§ 33-5-2. Testamentary capacity Property subject to will.
Every person of sane mind and eighteen (18) years or older in age, may devise, bequeath, or dispose of, by his or her will, executed in the manner required by this chapter, all real estate and all personal estate, which he or she shall be entitled to either at law or in equity at the time of his or her death and which, if not so devised, bequeathed or disposed of, would devolve upon the heir at law, or upon his or her executor or administrator, but not including an estate tail.

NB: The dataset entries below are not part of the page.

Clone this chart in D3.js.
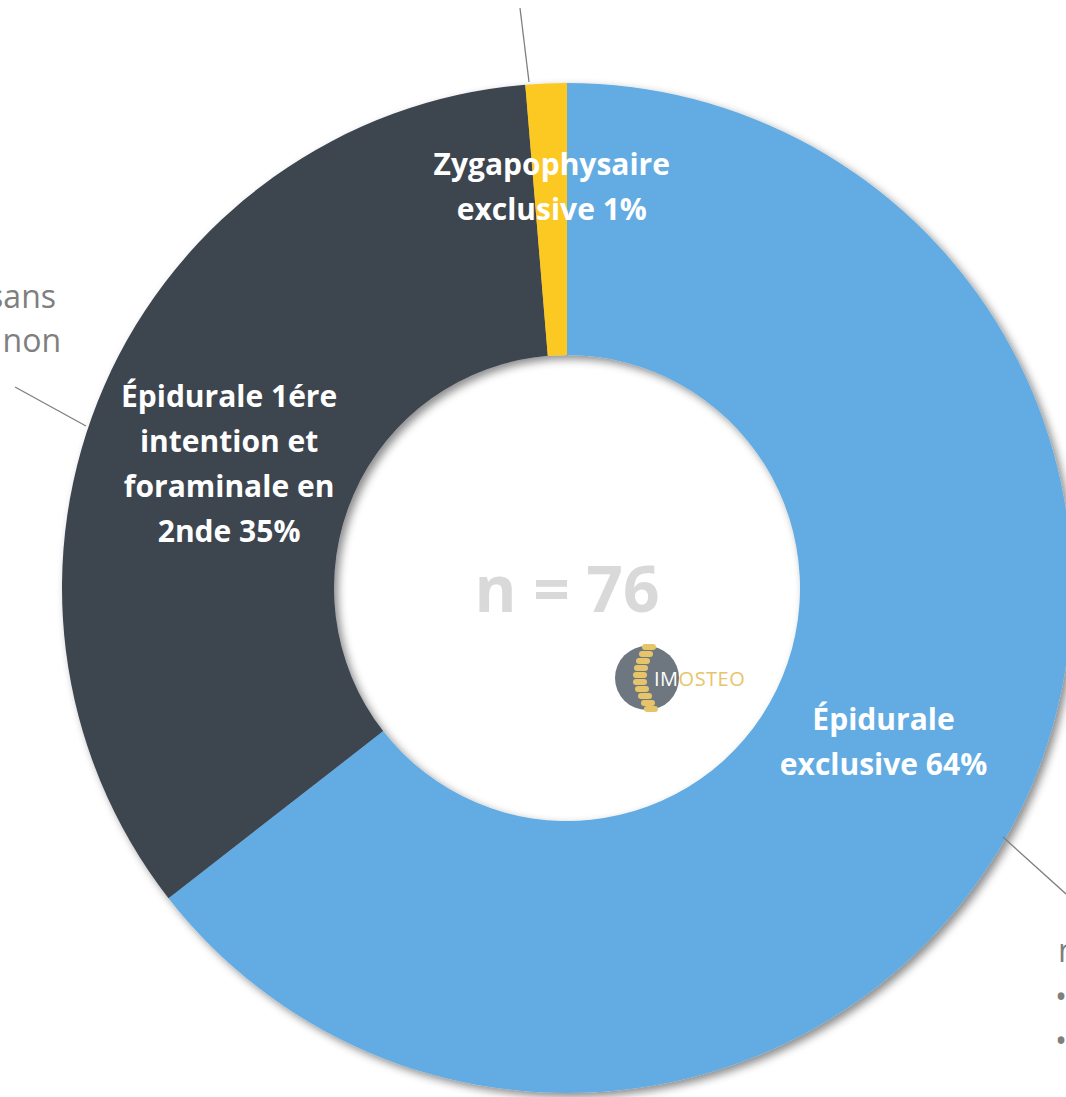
<!DOCTYPE html>
<html>
<head>
<meta charset="utf-8">
<script src="https://cdn.jsdelivr.net/npm/d3@7"></script>
<style>
  body { margin: 0; background: #fff; }
  svg { display: block; }
</style>
</head>
<body>
<div id="chart"></div>
<script>
var categories = ["Épidurale exclusive", "Épidurale 1ére intention et foraminale en 2nde", "Zygapophysaire exclusive"];
var values = [49, 26, 1];
var colors = ["#62ace3", "#3d4450", "#fcc821"];
var labelLines = [
    ["Épidurale", "exclusive 64%"],
    ["Épidurale 1ére", "intention et", "foraminale en", "2nde 35%"],
    ["Zygapophysaire", "exclusive 1%"]
];
var total = 76;

var full_width = 1066,
    full_height = 1097;

var cx = 567, cy = 588,
    outer = 505, inner = 233;

var svg = d3.select("#chart")
    .append("svg")
    .attr("width", full_width)
    .attr("height", full_height);

var defs = svg.append("defs");
var shadow = defs.append("filter")
    .attr("id", "shadow")
    .attr("x", "-10%").attr("y", "-10%")
    .attr("width", "120%").attr("height", "120%");
shadow.append("feDropShadow")
    .attr("dx", 4).attr("dy", 4)
    .attr("stdDeviation", 4)
    .attr("flood-color", "#000")
    .attr("flood-opacity", 0.45);

var g = svg.append("g")
    .attr("transform", "translate(" + cx + "," + cy + ")");

var pie = d3.pie().sort(null).value(function(d) { return d; });
var arcs = pie(values);

var arc = d3.arc().innerRadius(inner).outerRadius(outer);
var labelArc = d3.arc().innerRadius(369).outerRadius(369);

g.append("g")
    .attr("filter", "url(#shadow)")
    .selectAll("path")
    .data(arcs)
    .enter()
    .append("path")
    .attr("d", arc)
    .attr("fill", function(d, i) { return colors[i]; });

// slice labels
var nudge = [[-15, -8], [0, 25], [0, -32]];
var lineH = 45;
arcs.forEach(function(d, i) {
    var c = labelArc.centroid(d);
    var lines = labelLines[i];
    var t = g.append("text")
        .attr("text-anchor", "middle")
        .style("font-family", "'Open Sans', sans-serif")
        .style("font-weight", "bold")
        .style("font-size", "30px")
        .attr("fill", "#fff");
    lines.forEach(function(l, j) {
        t.append("tspan")
            .attr("x", c[0] + nudge[i][0])
            .attr("y", c[1] + nudge[i][1] + (j - (lines.length - 1) / 2) * lineH + 10)
            .text(l);
    });
});

// centre text
g.append("text")
    .attr("text-anchor", "middle")
    .attr("y", 24)
    .style("font-family", "'Open Sans', sans-serif")
    .style("font-weight", "bold")
    .style("font-size", "64px")
    .attr("fill", "#d9d9d9")
    .text("n = " + total);

// logo
var logo = g.append("g").attr("transform", "translate(80,90)");
logo.append("circle").attr("r", 32).attr("fill", "#6e7780");
var vert = [-31, -24, -17, -10, -3, 4, 11, 18, 25, 31];
var vx = [2, -1, -4, -6, -7, -7, -5, -2, 1, 4];
logo.selectAll("rect.v")
    .data(vert)
    .enter()
    .append("rect")
    .attr("class", "v")
    .attr("x", function(d, i) { return vx[i] - 7; })
    .attr("y", function(d) { return d - 3; })
    .attr("width", 14).attr("height", 6)
    .attr("rx", 3)
    .attr("fill", "#e6c56a");
var lt = logo.append("text")
    .attr("x", 7).attr("y", 8)
    .style("font-family", "'Open Sans', sans-serif")
    .style("font-size", "20px")
    .style("letter-spacing", "0.5px");
lt.append("tspan").attr("fill", "#fff").text("IM");
lt.append("tspan").attr("fill", "#e6c56a").text("OSTEO");

// leader lines to outside labels
var leaders = [[520, 8, 529, 82], [15, 387, 86, 426], [1003, 837, 1066, 894]];
svg.selectAll("line.leader")
    .data(leaders)
    .enter()
    .append("line")
    .attr("class", "leader")
    .attr("x1", function(d) { return d[0]; })
    .attr("y1", function(d) { return d[1]; })
    .attr("x2", function(d) { return d[2]; })
    .attr("y2", function(d) { return d[3]; })
    .attr("stroke", "#7f7f7f")
    .attr("stroke-width", 1.3);

// cut-off outside labels
var outside = [
    { t: "sans", x: 56, y: 308, a: "end" },
    { t: "non", x: 61, y: 352, a: "end" },
    { t: "n", x: 1058, y: 962, a: "start" },
    { t: "•", x: 1055, y: 1008, a: "start" },
    { t: "•", x: 1055, y: 1052, a: "start" }
];
svg.selectAll("text.outside")
    .data(outside)
    .enter()
    .append("text")
    .attr("class", "outside")
    .attr("x", function(d) { return d.x; })
    .attr("y", function(d) { return d.y; })
    .attr("text-anchor", function(d) { return d.a; })
    .style("font-family", "'Open Sans', sans-serif")
    .style("font-size", "32px")
    .attr("fill", "#7f7f7f")
    .text(function(d) { return d.t; });
</script>
</body>
</html>
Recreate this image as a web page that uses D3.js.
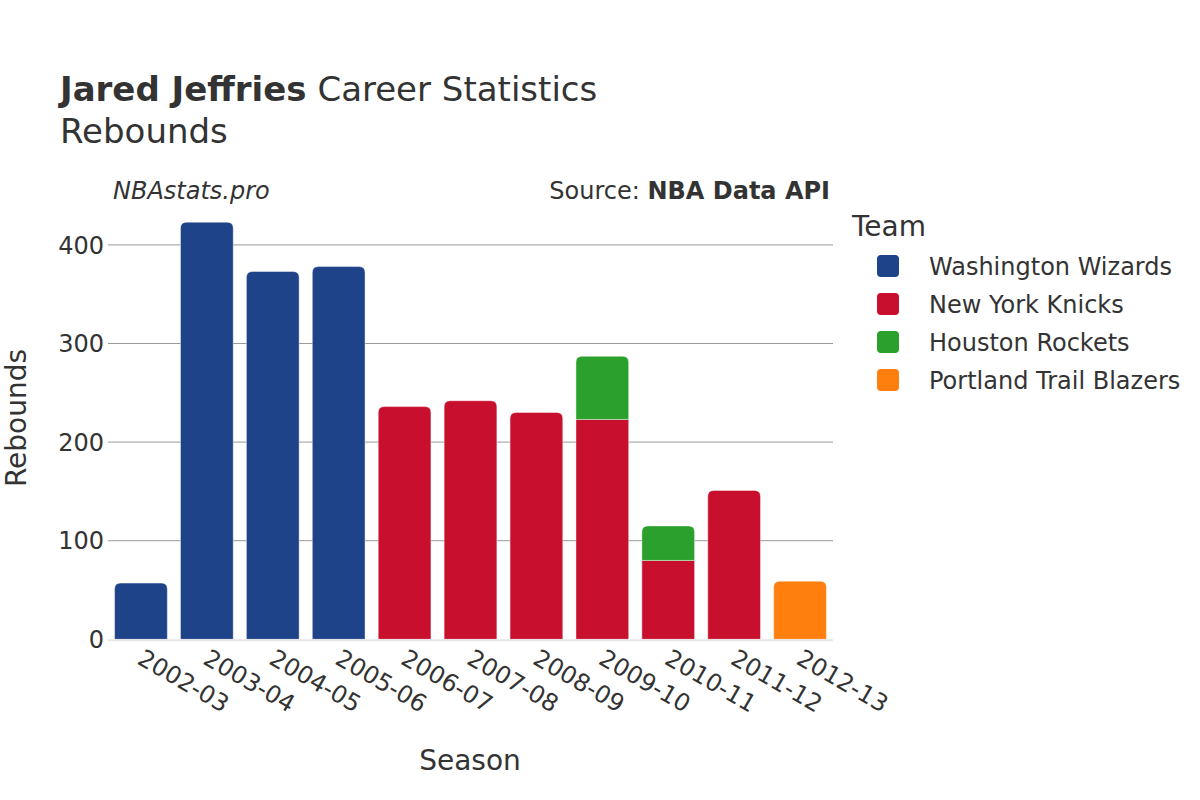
<!DOCTYPE html>
<html>
<head>
<meta charset="utf-8">
<script src="https://cdn.jsdelivr.net/npm/d3@7/dist/d3.min.js"></script>
<style>
  body { margin: 0; background: #fff; }
  svg text { font-family: "DejaVu Sans", sans-serif; fill: #333; }
</style>
</head>
<body>
<svg id="chart" width="1200" height="800"></svg>
<script>
const seasons = ["2002-03","2003-04","2004-05","2005-06","2006-07","2007-08","2008-09","2009-10","2010-11","2011-12","2012-13"];
const teams = ["Washington Wizards","New York Knicks","Houston Rockets","Portland Trail Blazers"];
const teamColors = ["#1f4388","#c8102e","#2ca02c","#ff7f0e"];
const wizards = [57,423,373,378,0,0,0,0,0,0,0];
const knicks  = [0,0,0,0,236,242,230,223,80,151,0];
const rockets = [0,0,0,0,0,0,0,64,35,0,0];
const blazers = [0,0,0,0,0,0,0,0,0,0,59];
const yTicks = [0,100,200,300,400];

const svg = d3.select("#chart");
const plotLeft = 108, plotRight = 833, plotBottom = 639.3;

const x = d3.scaleBand().domain(seasons).range([plotLeft, plotRight]).paddingInner(0.2).paddingOuter(0.1);
const y = d3.scaleLinear().domain([0, 456]).range([plotBottom, plotBottom - 456 * 0.986]);

// grid
svg.append("g").selectAll("line").data(yTicks.filter(d => d > 0)).join("line")
  .attr("x1", plotLeft).attr("x2", plotRight)
  .attr("y1", d => y(d)).attr("y2", d => y(d))
  .attr("stroke", "#999").attr("stroke-width", 1);

// y tick labels
svg.append("g").selectAll("text").data(yTicks).join("text")
  .attr("x", plotLeft - 4).attr("y", d => y(d)).attr("dy", "0.36em")
  .attr("text-anchor", "end").attr("font-size", 24)
  .text(d => d);

// stacked data
const series = [wizards, knicks, rockets, blazers];
const rows = seasons.map((s, i) => {
  const o = { season: s };
  teams.forEach((t, k) => o[t] = series[k][i]);
  return o;
});
const stacked = d3.stack().keys(teams)(rows);
const totals = seasons.map((s, i) => series.reduce((a, arr) => a + arr[i], 0));

function barPath(x0, w, y0, y1, rounded) {
  const r = rounded ? Math.min(6, (y0 - y1) / 2) : 0;
  return `M${x0},${y0}L${x0},${y1 + r}Q${x0},${y1} ${x0 + r},${y1}L${x0 + w - r},${y1}Q${x0 + w},${y1} ${x0 + w},${y1 + r}L${x0 + w},${y0}Z`;
}

stacked.forEach((layer, k) => {
  svg.append("g").selectAll("path").data(layer.filter(d => d[1] - d[0] > 0)).join("path")
    .attr("fill", teamColors[k])
    .attr("stroke", "#fff").attr("stroke-width", 0.6).attr("stroke-opacity", 0.7)
    .attr("d", d => {
      const i = seasons.indexOf(d.data.season);
      const isTop = Math.abs(d[1] - totals[i]) < 0.001;
      return barPath(x(d.data.season), x.bandwidth(), y(d[0]), y(d[1]), isTop);
    });
});

// zero line
svg.append("line").attr("x1", plotLeft).attr("x2", plotRight)
  .attr("y1", y(0) + 1).attr("y2", y(0) + 1)
  .attr("stroke", "#e6e6e6").attr("stroke-width", 2);

// x tick labels
svg.append("g").selectAll("text").data(seasons).join("text")
  .attr("transform", d => `translate(${x(d) + x.bandwidth() / 2 - 5},${663}) rotate(30)`)
  .attr("text-anchor", "start").attr("font-size", 24)
  .text(d => d);

// titles
const title = svg.append("text").attr("x", 60).attr("y", 101).attr("font-size", 34);
title.append("tspan").attr("font-weight", "bold").text("Jared Jeffries");
title.append("tspan").text(" Career Statistics");
svg.append("text").attr("x", 60).attr("y", 143).attr("font-size", 34).text("Rebounds");

svg.append("text").attr("x", 113).attr("y", 199).attr("font-size", 24).attr("font-style", "italic").text("NBAstats.pro");
const src = svg.append("text").attr("x", 830).attr("y", 199).attr("font-size", 24).attr("text-anchor", "end");
src.append("tspan").text("Source: ");
src.append("tspan").attr("font-weight", "bold").text("NBA Data API");

svg.append("text").attr("x", 470).attr("y", 770).attr("font-size", 28).attr("text-anchor", "middle").text("Season");
svg.append("text").attr("transform", "translate(26,418) rotate(-90)").attr("font-size", 28).attr("text-anchor", "middle").text("Rebounds");

// legend
svg.append("text").attr("x", 852).attr("y", 236).attr("font-size", 28).text("Team");
const lg = svg.append("g").selectAll("g").data(teams).join("g")
  .attr("transform", (d, i) => `translate(877,${266 + i * 38})`);
lg.append("rect").attr("x", 0).attr("y", -11).attr("width", 22).attr("height", 22).attr("rx", 4)
  .attr("fill", (d, i) => teamColors[i]);
lg.append("text").attr("x", 52).attr("y", 0).attr("dy", "0.36em").attr("font-size", 24).text(d => d);
</script>
</body>
</html>
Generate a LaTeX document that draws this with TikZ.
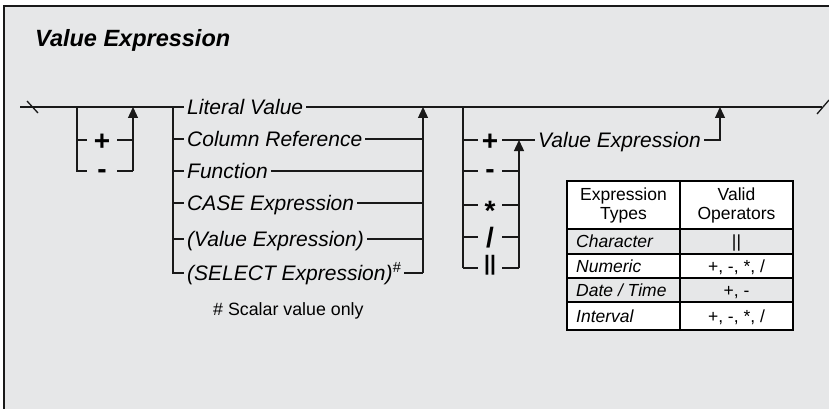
\documentclass[tikz,border=0pt]{standalone}
\usepackage{fontspec}
\setmainfont{Liberation Sans}
\usetikzlibrary{arrows.meta}
\definecolor{cPanel}{RGB}{230,231,232}
\definecolor{cInk}{RGB}{25,25,25}
\tikzset{
	rail/.style     ={line width=1.3pt, cInk},
	railarrow/.style={rail, -{Triangle[length=11pt, width=10pt]}},
	altlabel/.style ={anchor=west, font=\itshape\fontsize{21}{25}\selectfont, inner xsep=3pt, inner ysep=0pt, text height=15pt, text depth=0pt},
	opsym/.style    ={anchor=base, font=\bfseries\fontsize{28}{32}\selectfont, minimum width=24pt, inner sep=0pt},
	% table styles
	cell/.style     ={font=\fontsize{17.5}{19.5}\selectfont, inner sep=0pt, text height=12.5pt, text depth=0pt},
	headcell/.style ={font=\fontsize{17.5}{19}\selectfont, inner sep=0pt, align=center},
}

\begin{document}
\begin{tikzpicture}[x=1pt, y=-1pt]
	\useasboundingbox (0,0) rectangle (829,409);
	% panel
	\fill[cPanel] (4,6) rectangle (829,409);
	\draw[cInk, line width=2pt] (4,409) -- (4,6) -- (829,6);
	\node[anchor=base west, inner sep=0pt, font=\bfseries\itshape\fontsize{23.5}{28}\selectfont] (title) at (35,47) {Value Expression};

	% junction points on the main rail
	\coordinate (start) at (20,107);
	\coordinate (sgnL) at (77,107);
	\coordinate (sgnR) at (133,107);
	\coordinate (altL) at (173,107);
	\coordinate (altR) at (423,107);
	\coordinate (opL) at (463,107);
	\coordinate (opR) at (519,140);
	\coordinate (vexR) at (720,107);
	\coordinate (finish) at (822,107);

	% primary alternatives
	\foreach \y/\t [count=\i] in {107/Literal Value, 139/Column Reference, 171/Function, 203/CASE Expression, 239/{(Value Expression)}, 273/{(SELECT Expression)\textsuperscript{\#}}}
		\node[altlabel] (alt\i) at (184,\y) {\t};
	\node[altlabel] (vexp) at (535,140) {Value Expression};

	% main rail with end ticks
	\draw[rail] (start) -- (alt1.west);
	\draw[rail] (alt1.east) -- (finish);
	\draw[rail] (27,101) -- (38,113);
	\draw[rail] (817,114) -- (829,100);

	% optional sign
	\coordinate (s1) at (77,140);
	\coordinate (s2) at (77,171);
	\node[opsym, minimum width=30pt] (plus) at (102,150) {+};
	\node[opsym, minimum width=30pt] (minus) at (102,178.5) {-};
	\draw[rail] (sgnL) -- (s2) -- (s2 -| minus.west);
	\draw[rail] (s2 -| minus.east) -- (s2 -| sgnR);
	\draw[rail] (s1) -- (s1 -| plus.west);
	\draw[rail] (s1 -| plus.east) -- (s1 -| sgnR);
	\draw[railarrow] (s2 -| sgnR) -- (sgnR);

	% alternative branches
	\draw[rail] (altL) |- (alt6.west);
	\foreach \i in {2,...,5}
		\draw[rail] (alt\i.west -| altL) -- (alt\i.west);
	\foreach \i in {2,...,6}
		\draw[rail] (alt\i.east) -- (alt\i.east -| altR);
	\draw[railarrow] (alt6.east -| altR) -- (altR);

	% operators
	\foreach \y/\s/\d [count=\i] in {140/+/10, 171/-/7.5, 205/*/15, 237/{/}/10, 268/{\fontsize{21}{25}\selectfont||}/2.5} {
		\coordinate (r\i) at (463,\y);
		\node[opsym] (op\i) at (490,\y+\d) {\s};
		\draw[rail] (r\i) -- (r\i -| op\i.west);
	}
	\draw[rail] (opL) -- (r5);
	\foreach \i in {2,...,5}
		\draw[rail] (r\i -| op\i.east) -- (r\i -| opR);
	\draw[rail] (r1 -| op1.east) -- (vexp.west);
	\draw[railarrow] (r5 -| opR) -- (opR);
	\draw[railarrow] (vexp.east) -| (vexR);

	\node[anchor=base west, inner sep=0pt, font=\fontsize{17.8}{21}\selectfont] (note) at (213,315) {\# Scalar value only};

	% operator table
	\foreach \ya/\yb/\c in {181/229/white, 229/254/cPanel, 254/278/white, 278/302/cPanel, 302/330/white}
		\fill[\c] (567,\ya) rectangle (793,\yb);
	\foreach \y in {254,278,302}
		\draw[line width=1.2pt] (567,\y) -- (793,\y);
	\draw[line width=1.5pt] (567,229) -- (793,229);
	\draw[line width=1.2pt] (680,181) -- (680,330);
	\draw[line width=1.7pt] (567,181) rectangle (793,330);
	\node[headcell] (hdType) at (623.5,205) {Expression\\Types};
	\node[headcell] (hdOps) at (736.5,205) {Valid\\Operators};
	\foreach \y/\a/\b [count=\i] in {241.5/Character/||, 266/Numeric/{+, -, *, /}, 290/{Date / Time}/{+, -}, 316/Interval/{+, -, *, /}} {
		\node[cell, anchor=west, font=\itshape\fontsize{17.5}{19.5}\selectfont] (ty\i) at (576,\y) {\a};
		\node[cell] (vo\i) at (736.5,\y) {\b};
	}
\end{tikzpicture}
\end{document}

The power hereby given shall extend to all real estate, including all estate per autre vie, and all estates, whether they shall be freehold or of any other tenure, and all estates, whether they shall be corporeal or incorporeal hereditaments, and also to all contingent, executor, or other future interests, in any real or personal estate, whether the testator may or may not be ascertained as the person or one of the persons in whom the estates respectively may become vested, and whether he or she may become entitled thereto under the instrument by which the estates respectively were created, or under any disposition thereof by deed or will, and also to all rights of entry for conditions broken and other rights of entry, and also to such of the same estates, interests and rights respectively, and other real and personal estate, as the testator may be entitled to at the time of his or her death, notwithstanding that he or she may become entitled to the same subsequently to the execution of his or her will.
(G.L. 1896, ch. 203, § 2; G.L. 1909, ch. 254, § 2; G.L. 1923, ch. 298, § 2; G.L. 1938, ch. 566, § 2; G.L. 1956, § 33-5-2; P.L. 1988, ch. 146, § 1.)